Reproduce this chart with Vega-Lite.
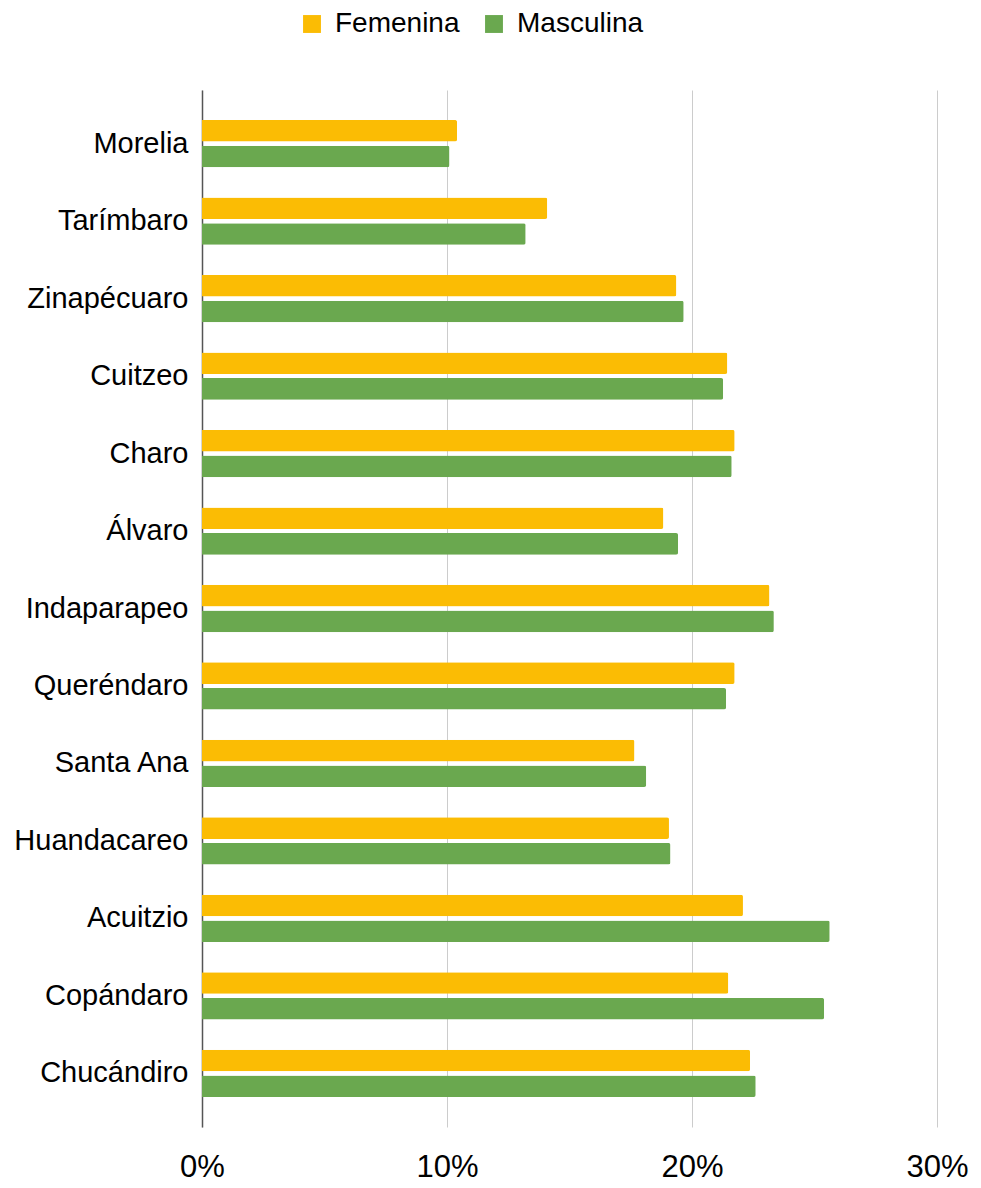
{
  "$schema": "https://vega.github.io/schema/vega-lite/v6.json",
  "width": 735,
  "height": 1037,
  "autosize": {"type": "none"},
  "padding": {"left": 202, "top": 90, "right": 44, "bottom": 61},
  "background": "white",
  "config": {
    "font": "Liberation Sans Narrow, Arial Narrow, Liberation Sans, sans-serif",
    "view": {"stroke": null}
  },
  "data": {
    "values": [
      {"m": "Morelia", "s": "Femenina", "v": 0.1041},
      {"m": "Morelia", "s": "Masculina", "v": 0.1010},
      {"m": "Tarímbaro", "s": "Femenina", "v": 0.1409},
      {"m": "Tarímbaro", "s": "Masculina", "v": 0.1321},
      {"m": "Zinapécuaro", "s": "Femenina", "v": 0.1936},
      {"m": "Zinapécuaro", "s": "Masculina", "v": 0.1966},
      {"m": "Cuitzeo", "s": "Femenina", "v": 0.2144},
      {"m": "Cuitzeo", "s": "Masculina", "v": 0.2127},
      {"m": "Charo", "s": "Femenina", "v": 0.2174},
      {"m": "Charo", "s": "Masculina", "v": 0.2162},
      {"m": "Álvaro", "s": "Femenina", "v": 0.1883},
      {"m": "Álvaro", "s": "Masculina", "v": 0.1943},
      {"m": "Indaparapeo", "s": "Femenina", "v": 0.2316},
      {"m": "Indaparapeo", "s": "Masculina", "v": 0.2334},
      {"m": "Queréndaro", "s": "Femenina", "v": 0.2174},
      {"m": "Queréndaro", "s": "Masculina", "v": 0.2139},
      {"m": "Santa Ana", "s": "Femenina", "v": 0.1765},
      {"m": "Santa Ana", "s": "Masculina", "v": 0.1813},
      {"m": "Huandacareo", "s": "Femenina", "v": 0.1906},
      {"m": "Huandacareo", "s": "Masculina", "v": 0.1912},
      {"m": "Acuitzio", "s": "Femenina", "v": 0.2208},
      {"m": "Acuitzio", "s": "Masculina", "v": 0.2562},
      {"m": "Copándaro", "s": "Femenina", "v": 0.2148},
      {"m": "Copándaro", "s": "Masculina", "v": 0.2539},
      {"m": "Chucándiro", "s": "Femenina", "v": 0.2237},
      {"m": "Chucándiro", "s": "Masculina", "v": 0.2260}
    ]
  },
  "mark": {"type": "bar", "cornerRadiusEnd": 2},
  "encoding": {
    "y": {
      "field": "m",
      "type": "nominal",
      "sort": null,
      "scale": {"paddingInner": 0.39, "paddingOuter": 0.387},
      "axis": {
        "title": null,
        "labelFontSize": 29,
        "labelLimit": 0,
        "labelColor": "#000000",
        "labelPadding": 14,
        "ticks": false,
        "domainColor": "#555555",
        "domainWidth": 1.5,
        "grid": false
      }
    },
    "yOffset": {
      "field": "s",
      "type": "nominal",
      "scale": {"paddingInner": 0.16, "paddingOuter": 0}
    },
    "x": {
      "field": "v",
      "type": "quantitative",
      "scale": {"domain": [0, 0.3], "nice": false},
      "axis": {
        "title": null,
        "format": ".0%",
        "values": [0, 0.1, 0.2, 0.3],
        "labelFontSize": 31,
        "labelLimit": 0,
        "labelColor": "#000000",
        "labelPadding": 25,
        "ticks": false,
        "domain": false,
        "grid": true,
        "gridColor": "#cccccc",
        "gridWidth": 1,
        "labelFlush": false
      }
    },
    "color": {
      "field": "s",
      "type": "nominal",
      "scale": {"domain": ["Femenina", "Masculina"], "range": ["#FBBC04", "#6AA84F"]},
      "legend": {
        "title": null,
        "orient": "none",
        "direction": "horizontal",
        "legendX": 96,
        "legendY": -80,
        "labelFontSize": 28,
        "labelLimit": 0,
        "labelColor": "#000000",
        "symbolType": "square",
        "symbolSize": 320,
        "symbolStrokeWidth": 0,
        "columnPadding": 20,
        "labelOffset": 9
      }
    }
  }
}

┄┄┄┄┄┄┄┄┄┄

■ Work to complete ■
Reproduce each line exactly, please, except for any pictures.

■ Exercise result ■
Reproduce this chart with Vega-Lite.
{
  "$schema": "https://vega.github.io/schema/vega-lite/v6.json",
  "width": 735,
  "height": 1037,
  "autosize": {"type": "none"},
  "padding": {"left": 202, "top": 90, "right": 44, "bottom": 61},
  "background": "white",
  "config": {
    "font": "Liberation Sans Narrow, Arial Narrow, Liberation Sans, sans-serif",
    "view": {"stroke": null}
  },
  "data": {
    "values": [
      {"m": "Morelia", "s": "Femenina", "v": 0.1041},
      {"m": "Morelia", "s": "Masculina", "v": 0.1010},
      {"m": "Tarímbaro", "s": "Femenina", "v": 0.1409},
      {"m": "Tarímbaro", "s": "Masculina", "v": 0.1321},
      {"m": "Zinapécuaro", "s": "Femenina", "v": 0.1936},
      {"m": "Zinapécuaro", "s": "Masculina", "v": 0.1966},
      {"m": "Cuitzeo", "s": "Femenina", "v": 0.2144},
      {"m": "Cuitzeo", "s": "Masculina", "v": 0.2127},
      {"m": "Charo", "s": "Femenina", "v": 0.2174},
      {"m": "Charo", "s": "Masculina", "v": 0.2162},
      {"m": "Álvaro", "s": "Femenina", "v": 0.1883},
      {"m": "Álvaro", "s": "Masculina", "v": 0.1943},
      {"m": "Indaparapeo", "s": "Femenina", "v": 0.2316},
      {"m": "Indaparapeo", "s": "Masculina", "v": 0.2334},
      {"m": "Queréndaro", "s": "Femenina", "v": 0.2174},
      {"m": "Queréndaro", "s": "Masculina", "v": 0.2139},
      {"m": "Santa Ana", "s": "Femenina", "v": 0.1765},
      {"m": "Santa Ana", "s": "Masculina", "v": 0.1813},
      {"m": "Huandacareo", "s": "Femenina", "v": 0.1906},
      {"m": "Huandacareo", "s": "Masculina", "v": 0.1912},
      {"m": "Acuitzio", "s": "Femenina", "v": 0.2208},
      {"m": "Acuitzio", "s": "Masculina", "v": 0.2562},
      {"m": "Copándaro", "s": "Femenina", "v": 0.2148},
      {"m": "Copándaro", "s": "Masculina", "v": 0.2539},
      {"m": "Chucándiro", "s": "Femenina", "v": 0.2237},
      {"m": "Chucándiro", "s": "Masculina", "v": 0.2260}
    ]
  },
  "mark": {"type": "bar", "cornerRadiusEnd": 2},
  "encoding": {
    "y": {
      "field": "m",
      "type": "nominal",
      "sort": null,
      "scale": {"paddingInner": 0.39, "paddingOuter": 0.387},
      "axis": {
        "title": null,
        "labelFontSize": 29,
        "labelLimit": 0,
        "labelColor": "#000000",
        "labelPadding": 14,
        "ticks": false,
        "domainColor": "#555555",
        "domainWidth": 1.5,
        "grid": false
      }
    },
    "yOffset": {
      "field": "s",
      "type": "nominal",
      "scale": {"paddingInner": 0.16, "paddingOuter": 0}
    },
    "x": {
      "field": "v",
      "type": "quantitative",
      "scale": {"domain": [0, 0.3], "nice": false},
      "axis": {
        "title": null,
        "format": ".0%",
        "values": [0, 0.1, 0.2, 0.3],
        "labelFontSize": 31,
        "labelLimit": 0,
        "labelColor": "#000000",
        "labelPadding": 25,
        "ticks": false,
        "domain": false,
        "grid": true,
        "gridColor": "#cccccc",
        "gridWidth": 1,
        "labelFlush": false
      }
    },
    "color": {
      "field": "s",
      "type": "nominal",
      "scale": {"domain": ["Femenina", "Masculina"], "range": ["#FBBC04", "#6AA84F"]},
      "legend": {
        "title": null,
        "orient": "none",
        "direction": "horizontal",
        "legendX": 96,
        "legendY": -80,
        "labelFontSize": 28,
        "labelLimit": 0,
        "labelColor": "#000000",
        "symbolType": "square",
        "symbolSize": 320,
        "symbolStrokeWidth": 0,
        "columnPadding": 20,
        "labelOffset": 9
      }
    }
  }
}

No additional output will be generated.